=== Supplied records ===

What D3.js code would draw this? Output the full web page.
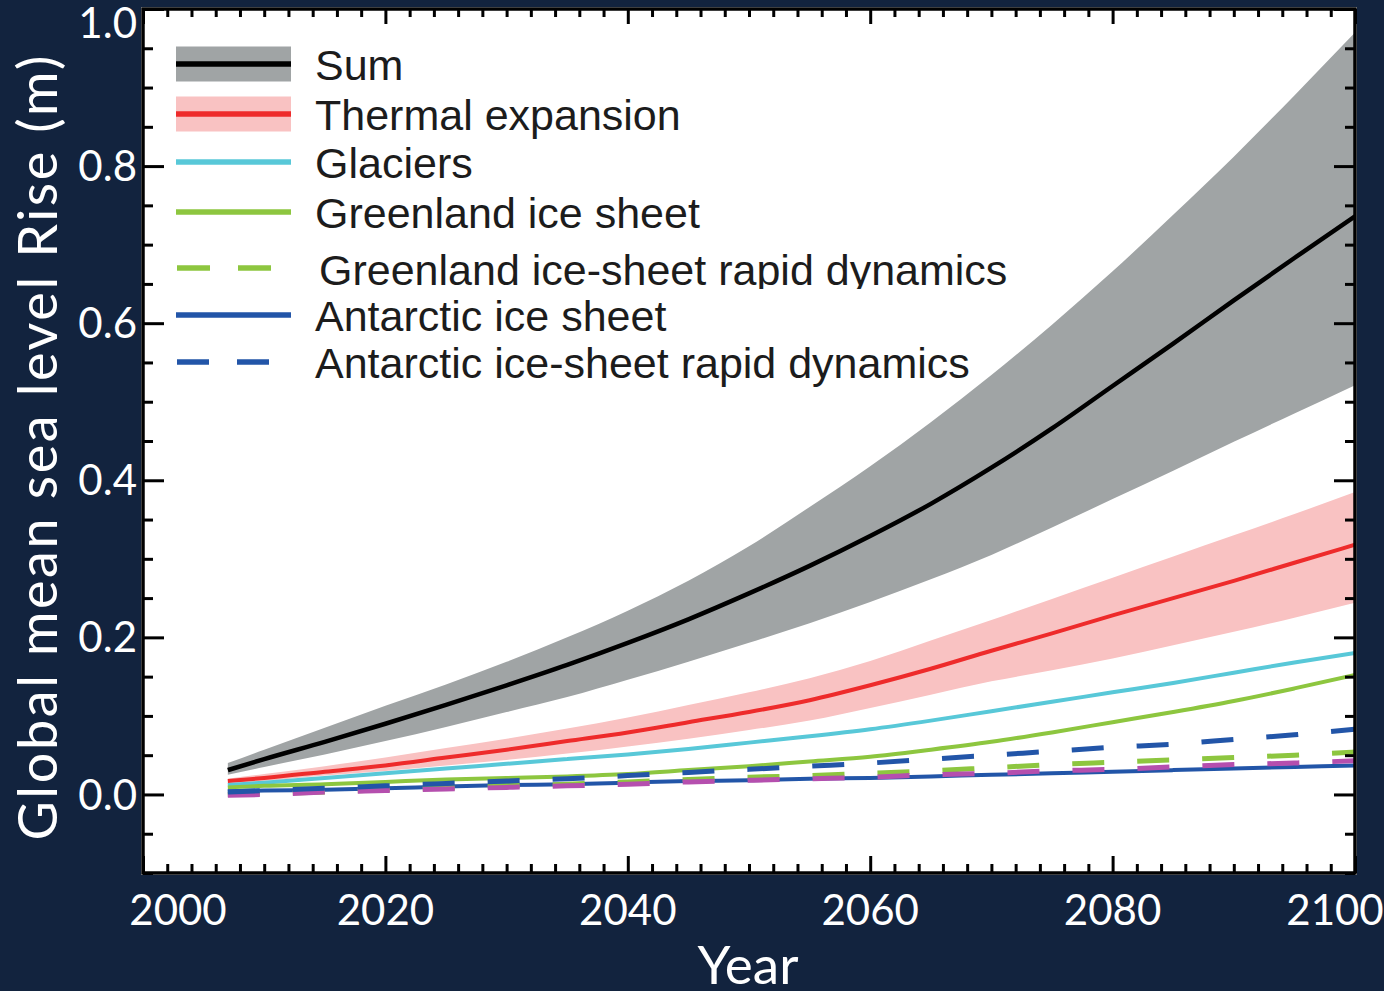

===
=== Supplied records ===

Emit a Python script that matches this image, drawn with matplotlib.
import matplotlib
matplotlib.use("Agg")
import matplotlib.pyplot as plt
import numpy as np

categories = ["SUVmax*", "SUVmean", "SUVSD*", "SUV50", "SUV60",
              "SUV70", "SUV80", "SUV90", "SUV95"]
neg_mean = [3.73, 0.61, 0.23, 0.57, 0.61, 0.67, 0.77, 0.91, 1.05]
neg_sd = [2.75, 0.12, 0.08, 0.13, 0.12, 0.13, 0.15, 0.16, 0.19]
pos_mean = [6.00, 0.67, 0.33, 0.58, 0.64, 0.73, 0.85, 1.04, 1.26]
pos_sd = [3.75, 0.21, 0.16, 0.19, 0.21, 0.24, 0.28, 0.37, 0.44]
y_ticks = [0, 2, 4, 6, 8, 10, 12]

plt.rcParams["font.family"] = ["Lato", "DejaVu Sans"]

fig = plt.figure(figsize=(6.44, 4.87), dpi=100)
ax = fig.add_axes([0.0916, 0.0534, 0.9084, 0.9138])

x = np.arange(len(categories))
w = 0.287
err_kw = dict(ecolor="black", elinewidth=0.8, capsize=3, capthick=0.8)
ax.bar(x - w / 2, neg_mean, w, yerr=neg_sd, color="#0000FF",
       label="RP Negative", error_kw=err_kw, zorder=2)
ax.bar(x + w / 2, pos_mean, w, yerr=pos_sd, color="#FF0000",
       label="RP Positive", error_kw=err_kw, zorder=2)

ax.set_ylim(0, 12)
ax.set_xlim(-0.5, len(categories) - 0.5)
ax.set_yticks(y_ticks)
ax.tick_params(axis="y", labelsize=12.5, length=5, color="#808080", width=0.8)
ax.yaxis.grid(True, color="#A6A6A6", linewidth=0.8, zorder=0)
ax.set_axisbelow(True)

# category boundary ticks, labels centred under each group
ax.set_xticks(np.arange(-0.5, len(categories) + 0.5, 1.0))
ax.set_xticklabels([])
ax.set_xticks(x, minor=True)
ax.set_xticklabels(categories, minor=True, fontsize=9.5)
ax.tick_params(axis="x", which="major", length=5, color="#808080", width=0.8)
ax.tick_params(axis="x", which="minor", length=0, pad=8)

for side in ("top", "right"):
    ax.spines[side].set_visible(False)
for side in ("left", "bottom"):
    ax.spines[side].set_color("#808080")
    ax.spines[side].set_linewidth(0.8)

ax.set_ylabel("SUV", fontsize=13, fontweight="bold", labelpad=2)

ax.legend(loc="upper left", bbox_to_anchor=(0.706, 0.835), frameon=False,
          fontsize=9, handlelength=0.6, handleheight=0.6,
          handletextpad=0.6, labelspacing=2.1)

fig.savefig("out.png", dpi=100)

===
=== Supplied records ===

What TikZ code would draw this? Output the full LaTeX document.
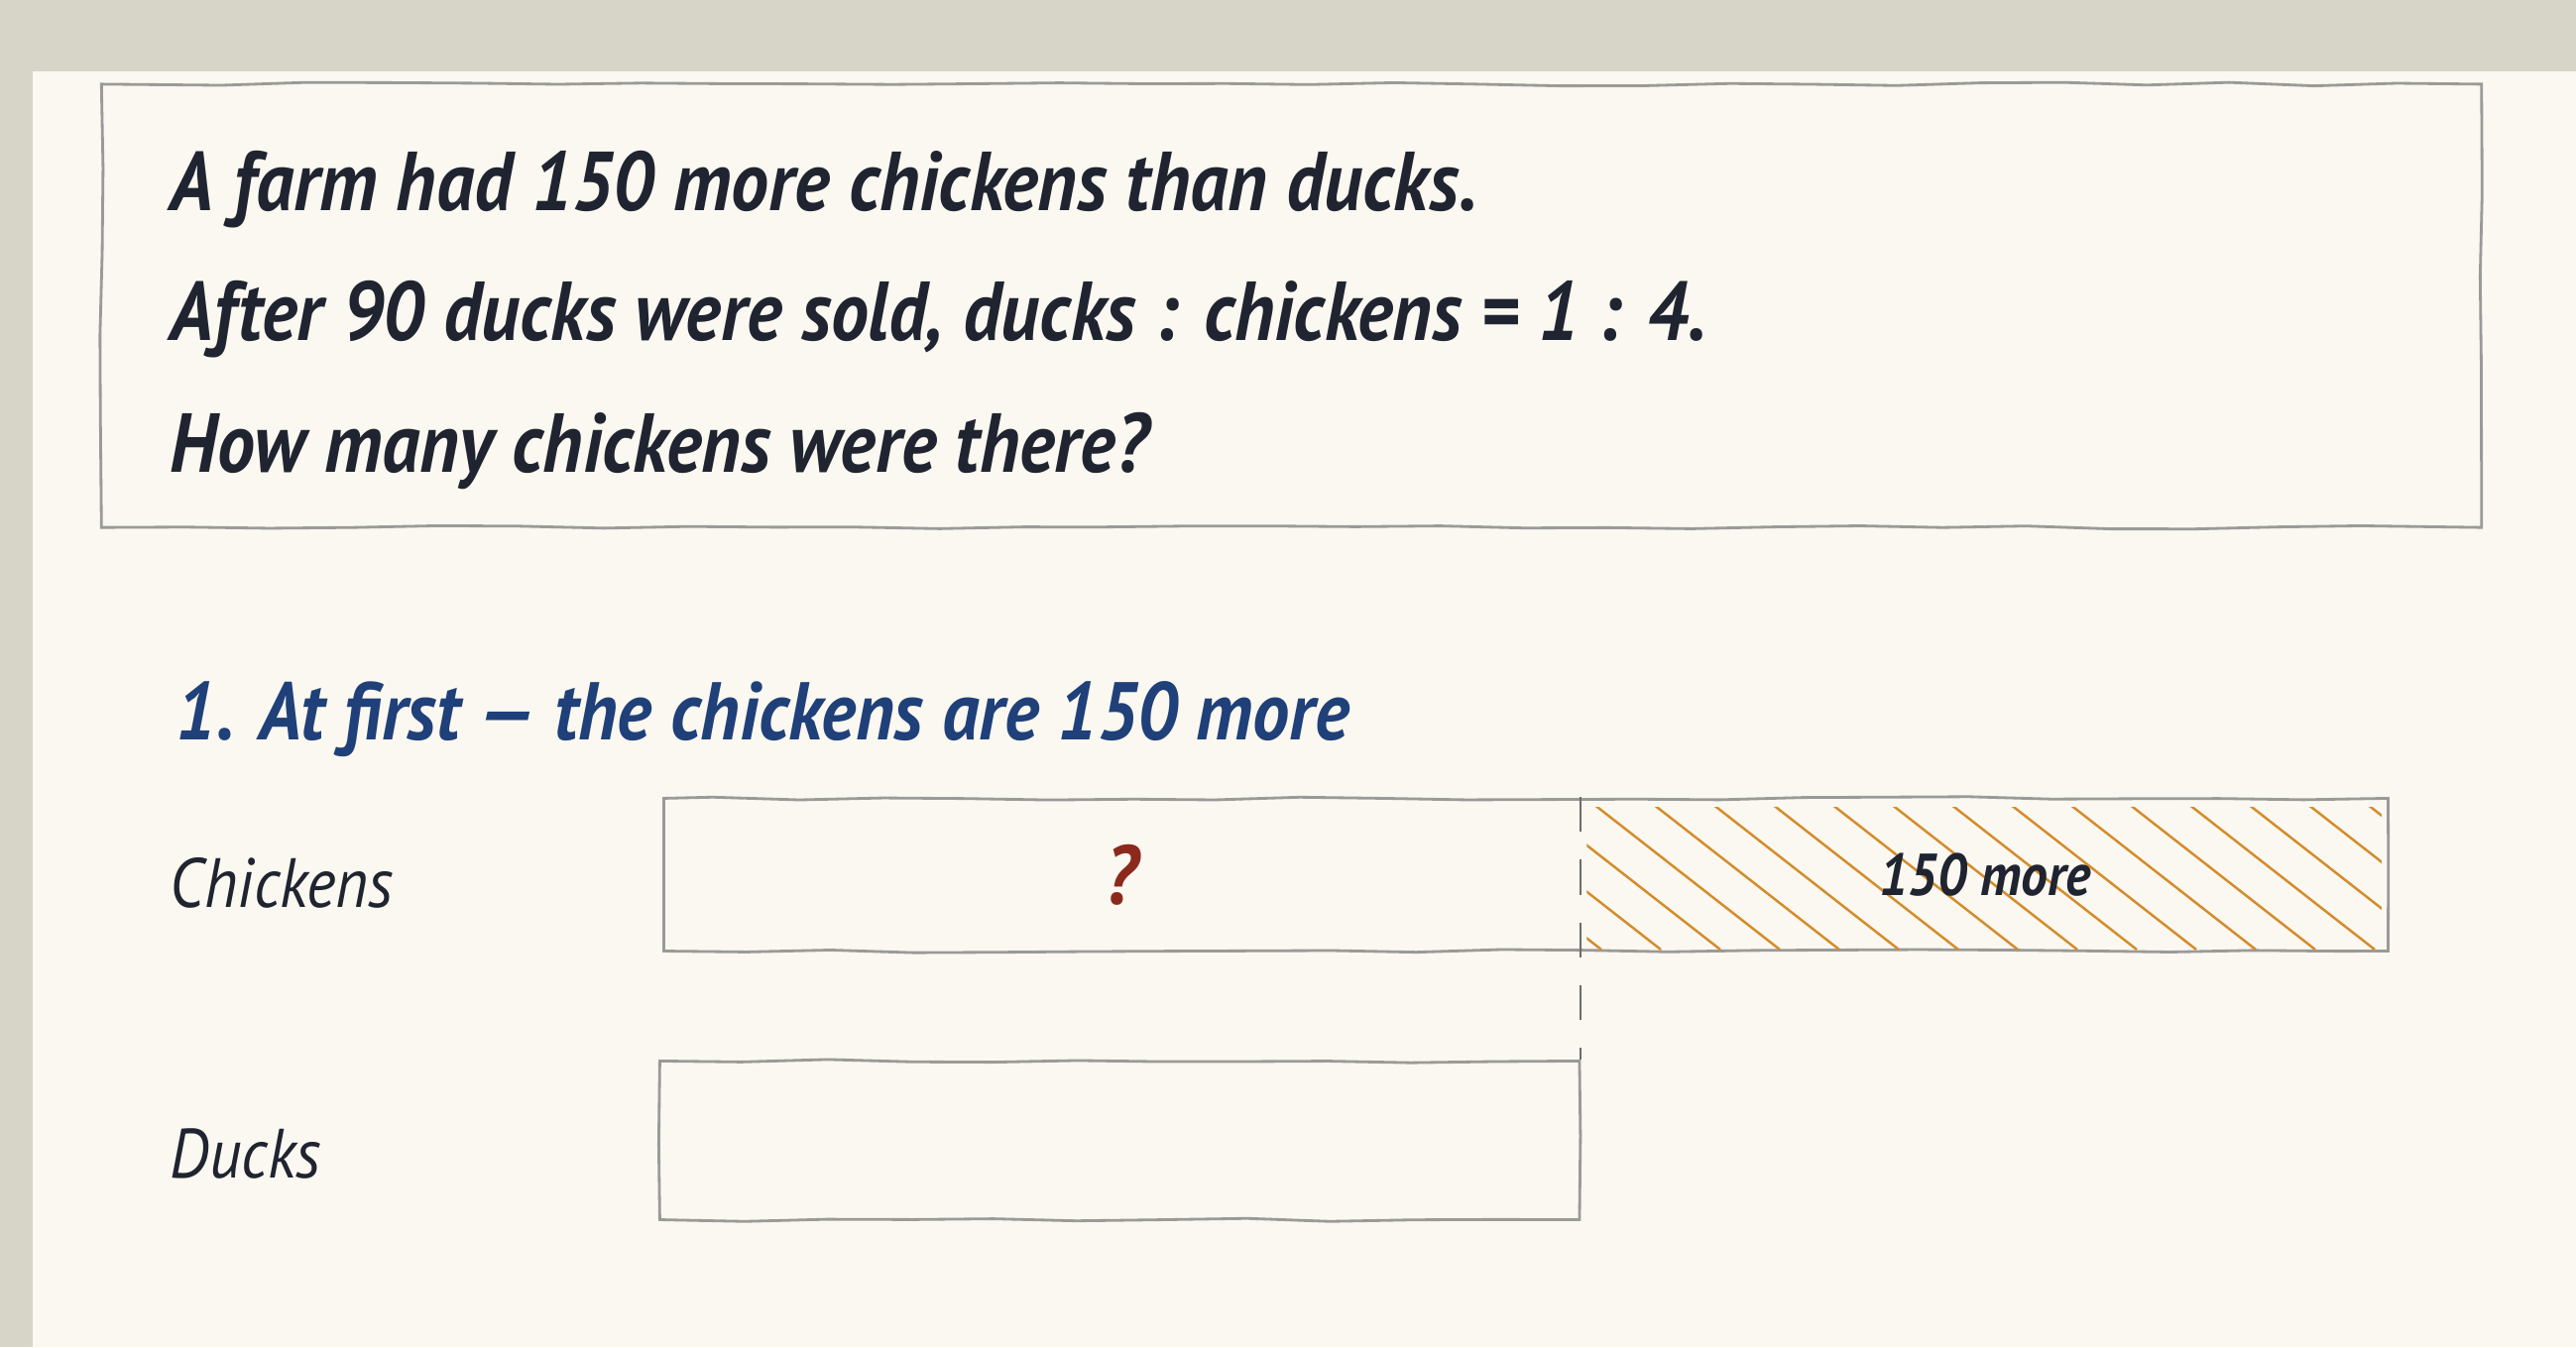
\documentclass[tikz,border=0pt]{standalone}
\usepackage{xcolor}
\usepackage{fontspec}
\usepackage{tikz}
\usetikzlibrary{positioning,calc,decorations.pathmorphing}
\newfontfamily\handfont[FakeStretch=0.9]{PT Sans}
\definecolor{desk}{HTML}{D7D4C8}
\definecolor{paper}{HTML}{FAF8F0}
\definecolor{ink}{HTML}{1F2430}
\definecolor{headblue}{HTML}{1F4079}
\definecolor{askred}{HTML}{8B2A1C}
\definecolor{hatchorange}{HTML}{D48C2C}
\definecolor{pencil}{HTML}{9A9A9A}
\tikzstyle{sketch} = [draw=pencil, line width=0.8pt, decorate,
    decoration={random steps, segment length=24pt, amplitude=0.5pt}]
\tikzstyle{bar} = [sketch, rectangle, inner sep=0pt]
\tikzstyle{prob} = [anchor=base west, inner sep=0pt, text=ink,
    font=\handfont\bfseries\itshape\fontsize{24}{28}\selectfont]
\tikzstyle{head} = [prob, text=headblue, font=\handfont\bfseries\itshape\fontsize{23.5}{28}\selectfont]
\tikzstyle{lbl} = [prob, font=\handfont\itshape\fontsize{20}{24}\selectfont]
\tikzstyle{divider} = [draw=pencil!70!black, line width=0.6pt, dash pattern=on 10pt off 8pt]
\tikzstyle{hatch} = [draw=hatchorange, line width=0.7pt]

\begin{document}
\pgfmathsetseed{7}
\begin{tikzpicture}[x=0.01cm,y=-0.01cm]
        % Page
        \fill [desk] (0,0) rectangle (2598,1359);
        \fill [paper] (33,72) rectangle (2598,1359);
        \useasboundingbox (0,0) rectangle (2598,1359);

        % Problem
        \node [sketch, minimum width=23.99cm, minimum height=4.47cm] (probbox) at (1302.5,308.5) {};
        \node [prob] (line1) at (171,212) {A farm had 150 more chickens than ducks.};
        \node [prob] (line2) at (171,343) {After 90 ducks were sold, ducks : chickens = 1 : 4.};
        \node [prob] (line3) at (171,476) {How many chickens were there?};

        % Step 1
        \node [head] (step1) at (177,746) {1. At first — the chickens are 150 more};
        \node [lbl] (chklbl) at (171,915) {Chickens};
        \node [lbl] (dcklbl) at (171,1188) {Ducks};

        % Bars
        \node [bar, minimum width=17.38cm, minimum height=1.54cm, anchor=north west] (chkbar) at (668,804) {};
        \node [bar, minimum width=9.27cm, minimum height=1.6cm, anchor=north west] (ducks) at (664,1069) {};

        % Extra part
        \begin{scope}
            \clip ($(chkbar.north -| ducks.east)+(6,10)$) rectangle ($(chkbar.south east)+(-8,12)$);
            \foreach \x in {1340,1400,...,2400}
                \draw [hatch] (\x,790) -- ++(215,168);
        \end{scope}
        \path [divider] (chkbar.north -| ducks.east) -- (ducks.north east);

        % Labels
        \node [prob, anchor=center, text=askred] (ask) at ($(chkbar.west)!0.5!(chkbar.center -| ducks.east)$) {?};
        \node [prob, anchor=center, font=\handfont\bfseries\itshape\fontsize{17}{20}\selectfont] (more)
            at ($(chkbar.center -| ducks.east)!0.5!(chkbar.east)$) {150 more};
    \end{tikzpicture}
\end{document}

===

• _Required task_
Copy out precisely the lines from the line with "Emit a Python" to the line with "ax = fig.add_axes([0.0916, 0.0534, 0.9084, 0.9138])" in the material above, including those two lines and omitting all the rest.

• _Task response_
Emit a Python script that matches this image, drawn with matplotlib.
import matplotlib
matplotlib.use("Agg")
import matplotlib.pyplot as plt
import numpy as np

categories = ["SUVmax*", "SUVmean", "SUVSD*", "SUV50", "SUV60",
              "SUV70", "SUV80", "SUV90", "SUV95"]
neg_mean = [3.73, 0.61, 0.23, 0.57, 0.61, 0.67, 0.77, 0.91, 1.05]
neg_sd = [2.75, 0.12, 0.08, 0.13, 0.12, 0.13, 0.15, 0.16, 0.19]
pos_mean = [6.00, 0.67, 0.33, 0.58, 0.64, 0.73, 0.85, 1.04, 1.26]
pos_sd = [3.75, 0.21, 0.16, 0.19, 0.21, 0.24, 0.28, 0.37, 0.44]
y_ticks = [0, 2, 4, 6, 8, 10, 12]

plt.rcParams["font.family"] = ["Lato", "DejaVu Sans"]

fig = plt.figure(figsize=(6.44, 4.87), dpi=100)
ax = fig.add_axes([0.0916, 0.0534, 0.9084, 0.9138])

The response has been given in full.